Filmregisseurin Jasmila Žbanić fühlt sich bei der Ukraine oft an die Reaktionen auf die Jugoslawienkriege in den Neunzigern erinnert. Auch da wollten die Europäer oft nicht hingucken, erklärt sie im Interview mit dem Tagesspiegel: "Schon im März waren Barrikaden aufgebaut worden waren. Doch noch Anfang April glaubten wir nicht, dass es Krieg in Bosnien und Herzegowina geben würde. Die Bevölkerung hier war so gemischt, dass es einfach unvorstellbar war, dass die Leute aufeinander schießen würden. Als der Krieg dann tatsächlich begann, dachten wir, er würde nicht lang dauern. Im Falle der Ukraine gab es diese Fehleinschätzungen auch. Der große Unterschied ist, dass es uns aufgrund des Waffenembargos nicht erlaubt war, uns zu verteidigen. Die im Dienste der serbischen Regierung stehende Jugoslawische Volksarmee - damals eine der stärksten Truppen Europas - griff eine völlig unbewaffnete Bevölkerung an." Gerettet hätten sie am Ende die Amerikaner, erinnert sie, nicht die Europäer.

Der Gewerkschafter Michael Vassiliadis warnt im Gespräch mit Hannes Koch  von der taz vor den wirtschaftlichen Folgen eines Gasembargos.

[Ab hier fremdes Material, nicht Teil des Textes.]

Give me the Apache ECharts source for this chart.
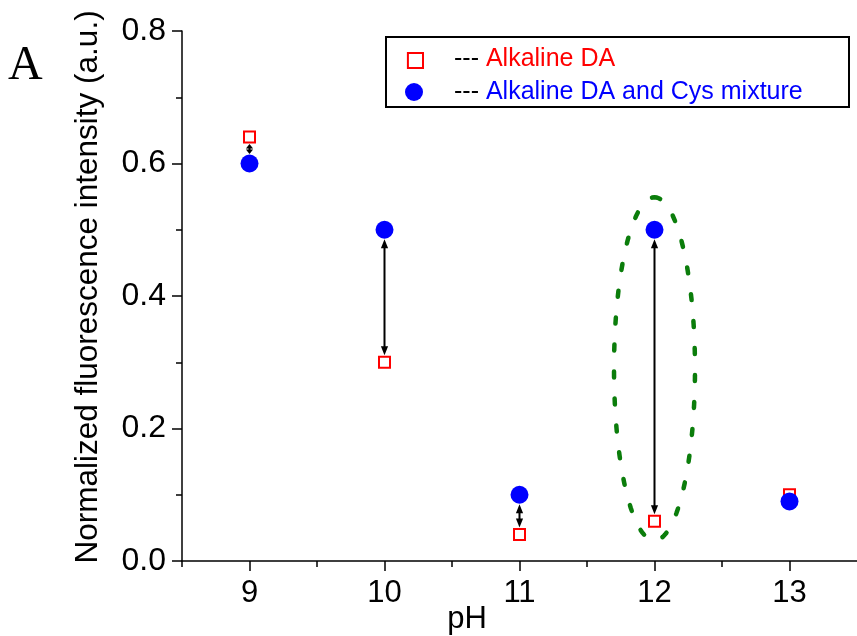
<!DOCTYPE html>
<html>
<head>
<meta charset="utf-8">
<script src="https://cdn.jsdelivr.net/npm/echarts@6/dist/echarts.min.js"></script>
<style>
  html, body { margin: 0; padding: 0; background: #fff; }
  #chart { width: 857px; height: 636px; }
</style>
</head>
<body>
<div id="chart"></div>
<script>
var phValues = [9, 10, 11, 12, 13];
var daValues = [0.64, 0.30, 0.04, 0.06, 0.10];
var mixValues = [0.60, 0.50, 0.10, 0.50, 0.09];
var arrowPh = [9, 10, 11, 12];
var xTickValues = [9, 10, 11, 12, 13];
var xMinorValues = [8.5, 9.5, 10.5, 11.5, 12.5];
// dotted ellipse round pH 12: centre and half axes, in data units
var ellipseCenter = [12, 0.29];
var ellipseRadius = [0.30, 0.259];

var daName = 'Alkaline DA';
var mixName = 'Alkaline DA and Cys mixture';
var font = 'Liberation Sans, Arial, sans-serif';

var daData = phValues.map(function (p, i) { return [p, daValues[i]]; });
var mixData = phValues.map(function (p, i) { return [p, mixValues[i]]; });
var arrowData = arrowPh.map(function (p) {
  var i = phValues.indexOf(p);
  return [p, daValues[i], mixValues[i]];
});

function renderArrow (params, api) {
  var x = api.value(0);
  var pSq = api.coord([x, api.value(1)]);
  var pCi = api.coord([x, api.value(2)]);
  var x0 = pSq[0];
  var dir = pCi[1] > pSq[1] ? 1 : -1;
  var y1 = pSq[1] + dir * 7;
  var y2 = pCi[1] - dir * 9.5;
  var len = Math.abs(y2 - y1);
  var h = Math.min(9, len * 0.45);
  var w = 3.6;
  return {
    type: 'group',
    children: [
      {
        type: 'line',
        shape: { x1: x0, y1: y1 + dir * h * 0.7, x2: x0, y2: y2 - dir * h * 0.7 },
        style: { stroke: '#000', lineWidth: 2 }
      },
      {
        type: 'polygon',
        shape: { points: [[x0, y1], [x0 - w, y1 + dir * h], [x0 + w, y1 + dir * h]] },
        style: { fill: '#000' }
      },
      {
        type: 'polygon',
        shape: { points: [[x0, y2], [x0 - w, y2 - dir * h], [x0 + w, y2 - dir * h]] },
        style: { fill: '#000' }
      }
    ]
  };
}

function renderEllipse (params, api) {
  var c = api.coord([api.value(0), api.value(1)]);
  var s = api.size([api.value(2), api.value(3)]);
  var pts = [];
  for (var i = 0; i <= 120; i++) {
    var t = i / 120 * 2 * Math.PI;
    pts.push([c[0] + s[0] * Math.sin(t), c[1] - s[1] * Math.cos(t)]);
  }
  return {
    type: 'polyline',
    shape: { points: pts },
    style: { stroke: '#0b7d0b', lineWidth: 4.5, lineDash: [6, 21], lineCap: 'round', fill: null }
  };
}

var chart = echarts.init(document.getElementById('chart'));
var option = {
  animation: false,
  backgroundColor: '#fff',
  grid: { left: 182, right: 0, top: 31, bottom: 75, outerBoundsMode: 'none', containLabel: false },
  graphic: [
    {
      type: 'text', left: 8, top: 42,
      style: { text: 'A', font: '48px "Liberation Serif", "Times New Roman", serif', fill: '#000' }
    },
    {
      type: 'rect', z: 1,
      shape: { x: 386, y: 37, width: 463, height: 70 },
      style: { stroke: '#000', lineWidth: 2, fill: null }
    }
  ],
  legend: {
    left: 404,
    top: 44,
    padding: 0,
    orient: 'vertical',
    itemGap: 3,
    itemWidth: 18,
    itemHeight: 18,
    selectedMode: false,
    data: [
      { name: daName, icon: 'path://M0,0M2.5,2.5H15.5V15.5H2.5Z' },
      { name: mixName, icon: 'circle' }
    ],
    formatter: function (name) {
      return name === daName ? '{d|---} {r|' + name + '}' : '{d|---} {b|' + name + '}';
    },
    textStyle: {
      fontSize: 25,
      fontFamily: font,
      lineHeight: 30,
      rich: {
        d: { color: '#000', fontSize: 25, fontFamily: font, padding: [0, 0, 0, 26] },
        r: { color: '#ff0000', fontSize: 25, fontFamily: font },
        b: { color: '#0000ff', fontSize: 25, fontFamily: font }
      }
    }
  },
  xAxis: [
    {
      type: 'value',
      min: 8.5,
      max: 13.5,
      interval: 0.5,
      name: 'pH',
      nameLocation: 'middle',
      nameGap: 43,
      nameMoveOverlap: false,
      nameTextStyle: { color: '#000', fontSize: 31, fontFamily: font, padding: [0, 105, 0, 0] },
      axisLine: { show: true, lineStyle: { color: '#000', width: 1.5 } },
      axisTick: { show: true, customValues: xTickValues, length: 10, lineStyle: { color: '#000', width: 1.5 } },
      axisLabel: { customValues: xTickValues, color: '#000', fontSize: 31, fontFamily: font, margin: 17 },
      splitLine: { show: false }
    },
    {
      type: 'value',
      min: 8.5,
      max: 13.5,
      interval: 0.5,
      position: 'bottom',
      axisLine: { show: false },
      axisTick: { show: true, customValues: xMinorValues, length: 6, lineStyle: { color: '#000', width: 1.5 } },
      axisLabel: { show: false },
      splitLine: { show: false }
    }
  ],
  yAxis: {
    type: 'value',
    min: 0,
    max: 0.8,
    interval: 0.2,
    name: 'Normalized fluorescence intensity (a.u.)',
    nameLocation: 'middle',
    nameGap: 78,
    nameMoveOverlap: false,
    nameTextStyle: { color: '#000', fontSize: 31.5, fontFamily: font, padding: [0, 0, 0, 18] },
    axisLine: { show: true, lineStyle: { color: '#000', width: 1.5 } },
    axisTick: { show: true, length: 10, lineStyle: { color: '#000', width: 1.5 } },
    minorTick: { show: true, splitNumber: 2, length: 6, lineStyle: { color: '#000', width: 1.5 } },
    axisLabel: {
      color: '#000', fontSize: 32, fontFamily: font, margin: 16,
      formatter: function (v) { return v.toFixed(1); }
    },
    splitLine: { show: false }
  },
  series: [
    {
      name: 'ellipse',
      type: 'custom',
      renderItem: renderEllipse,
      data: [[ellipseCenter[0], ellipseCenter[1], ellipseRadius[0], ellipseRadius[1]]],
      clip: false,
      z: 1
    },
    {
      name: 'arrows',
      type: 'custom',
      renderItem: renderArrow,
      data: arrowData,
      z: 2
    },
    {
      name: daName,
      type: 'scatter',
      symbol: 'rect',
      symbolSize: 11,
      itemStyle: { color: '#fff', borderColor: '#ff0000', borderWidth: 2, opacity: 1 },
      data: daData,
      z: 3
    },
    {
      name: mixName,
      type: 'scatter',
      symbol: 'circle',
      symbolSize: 18,
      itemStyle: { color: '#0000ff', opacity: 1 },
      data: mixData,
      z: 4
    }
  ]
};
chart.setOption(option, true);
</script>
</body>
</html>
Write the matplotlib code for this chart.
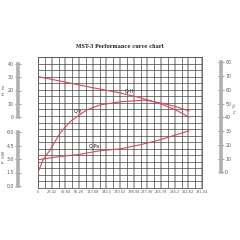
import numpy as np
import matplotlib
matplotlib.use("Agg")
import matplotlib.pyplot as plt

# Values
flow_ticks = [0, 28.42, 56.84, 85.26, 113.68, 142.1, 170.52, 198.94, 227.36, 255.78, 284.2, 312.62, 341.04]
flow_tick_labels = ["0", "28.42", "56.84", "85.26", "113.68", "142.1", "170.52", "198.94",
                    "227.36", "255.78", "284.2", "312.62", "341.04"]

q_head = [0, 56, 114, 170.5, 212, 253.6, 284.8, 314]
head = [30.5, 26.4, 22.1, 18.2, 14.6, 10.1, 5.6, 0]

q_eff = [0, 10.4, 25, 45.7, 66.5, 101, 129, 170.5, 222.5, 253.6, 284.8, 314]
eff = [0, 9, 16.2, 28.4, 36.8, 45.3, 49, 51.3, 52.5, 50.5, 48, 44.6]

q_power = [0, 45.7, 87.3, 128.9, 170.5, 212, 253.6, 314]
power = [2.9, 3.26, 3.5, 3.9, 4.1, 4.55, 5.1, 6.1]

head_ticks = [0, 10, 20, 30, 40]
power_ticks = [0, 1.5, 3, 4.5, 6]
eff_ticks = [0, 10, 20, 30, 40, 50, 60, 70, 80]

# layout in pixels (240 x 240 canvas)
S = 240
L, R, T, B = 38, 202, 57, 188
RED = "#d24a5a"


def fx(px):
    return px / S


def fy(py):
    return 1 - py / S


fig = plt.figure(figsize=(2.4, 2.4), dpi=100)
fig.patch.set_facecolor("white")

# grid area
ax = fig.add_axes([fx(L), fy(B), (R - L) / S, (B - T) / S])
ax.set_xlim(0, flow_ticks[-1])
ax.set_ylim(0, 20)
ax.set_xticks(flow_ticks)
ax.set_xticklabels(flow_tick_labels)
ax.set_xticks(np.arange(0, flow_ticks[-1] + 1, flow_ticks[1] / 2), minor=True)
ax.set_yticks(range(21))
ax.grid(which="major", axis="x", color="#a8a8a8", lw=1.3)
ax.grid(which="minor", axis="x", color="#444444", lw=0.5)
ax.grid(which="major", axis="y", color="#444444", lw=0.5)
ax.tick_params(axis="y", length=0, labelleft=False)
ax.tick_params(axis="x", which="both", length=0, labelsize=2.5, labelcolor="#555555", pad=1.5)
for s in ax.spines.values():
    s.set_color("#555555")
    s.set_linewidth(0.6)


def curve_axis(v0, py0, v1, py1):
    # twin axis whose value v0 sits at pixel row py0 and v1 at py1
    a = ax.twinx()
    per = (py0 - py1) / (v1 - v0)
    a.set_ylim(v0 - (B - py0) / per, v0 + (py0 - T) / per)
    a.set_axis_off()
    return a


ax_h = curve_axis(0, 117, 40, 64)
ax_e = curve_axis(0, 172.3, 80, 62.3)
ax_p = curve_axis(0, 186, 6, 131.7)

ax_h.plot(q_head, head, color=RED, lw=0.8)
ax_e.plot(q_eff, eff, color=RED, lw=0.8)
ax_p.plot(q_power, power, color=RED, lw=0.8)

ax.text((129 - L) / (R - L), (B - 91) / (B - T), "Q-H", transform=ax.transAxes,
        fontsize=3.4, ha="center", va="center", color="#222222")
ax.text((78 - L) / (R - L), (B - 112) / (B - T), "Q-η", transform=ax.transAxes,
        fontsize=3.4, ha="center", va="center", color="#222222")
ax.text((94 - L) / (R - L), (B - 146) / (B - T), "Q-Pa", transform=ax.transAxes,
        fontsize=3.4, ha="center", va="center", color="#222222")


def scale_bar(px, top, bot, lim, ticks, side):
    b = fig.add_axes([fx(px), fy(bot), 0.0001, (bot - top) / S])
    b.set_ylim(*lim)
    b.set_yticks(ticks)
    b.set_xticks([])
    b.patch.set_visible(False)
    for k, s in b.spines.items():
        s.set_visible(k == side)
    b.spines[side].set_color("#b0b0b0")
    b.spines[side].set_linewidth(2.6)
    if side == "right":
        b.yaxis.tick_right()
    b.tick_params(axis="y", direction="inout", length=5, width=0.5, color="#777777",
                  labelsize=3.4, labelcolor="#555555", pad=0.5)
    return b


scale_bar(18, 64, 117, (0, 40), head_ticks, "left")
scale_bar(18, 132, 186, (0, 6), power_ticks, "left")
scale_bar(221, 62.3, 172.3, (0, 80), eff_ticks, "right")

fig.text(fx(4), fy(90), "H  m", rotation=90, fontsize=3.2, color="#555555", ha="center", va="center")
fig.text(fx(4), fy(157), "P  kW", rotation=90, fontsize=3.2, color="#555555", ha="center", va="center")
fig.text(fx(235), fy(108), "η  %", rotation=90, fontsize=3.2, color="#555555", ha="center", va="center")

fig.text(0.5, fy(46), "MST-3 Performance curve chart", fontsize=3.5, fontweight="bold",
         family="DejaVu Serif", ha="center", va="center", color="#222222")

fig.savefig("out.png", dpi=100)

Es gehe nicht nur um Arbeitsplätze: "Wer das Problem auf diese Frage verkürzt, unterschätzt die Bedeutung von Gas in der Wertschöpfungskette. Die Grundstoffindustrie als größte Gasverbraucherin ist quasi die Mutter fast aller industriellen Produkte. Ihre Vorprodukte werden in weiteren Fertigungsstufen zu Dünger, Medikamenten, Bau- und Kunststoffen, Textilien oder Fahrzeugen weiterverarbeitet. Letztlich hängt auch ein Teil der Lebensmittelproduktion davon ab. Allein die Industrie beschäftigt mehr als acht Millionen Menschen."

Anastasia Magasowa  konnte in einem Pressetross der ukrainischen Regierung Butscha besuchen. Sie spricht für die taz unter anderem mit dem Totengräber Sergei, der ein wichtiger Zeuge sein dürfte (er wird auch in anderen Medienberichten zitiert): "Insgesamt, so sagt es Sergei, hätten sie schon um die dreihundert Leichen von Zivilisten geborgen. Er schätzt, dass etwa 30 Prozent davon Frauen und Kinder waren. 'Am schwierigsten, aber auch am schrecklichsten war das natürlich unter Beschuss. Wir haben die Leichen eingesammelt, aber konnten sie nicht normal bestatten, darum haben wir sie in Massengräbern beigesetzt', erinnert sich der Totengräber. Er meint auch, dass nach den Vorfällen in Butscha niemand von den Anwohnern mehr zulassen werde, dass die russischen Soldaten noch einmal zurückkehren. Gleichzeitig räumt er ein, dass noch viel Arbeit vor ihm liegt. 'Wir kennen schon die Orte, an denen wir suchen müssen. Wir werden noch sehr viele Leichen finden.'

Russland schafft sich gerade als Kulturnation ab, schreibt Sonja Margolina in der NZZ. "Die 'Heim ins Reich'-Holung der abtrünnigen Ukrainer bewirkt im Ergebnis das Gegenteil dessen, was beabsichtigt war: nämlich die Entwertung und Ächtung der 'russischen Welt' als Folge einer kollektiven moralisch-psychologischen Reaktion der ganzen zivilisierten Menschheit. Dabei spielt es keine Rolle, dass es Hunderttausende von Russen oder Russischsprachigen in und außerhalb Russlands gibt, die über den Krieg gegen die Ukraine entsetzt sind oder sogar das Risiko eingehen, dagegen zu protestieren."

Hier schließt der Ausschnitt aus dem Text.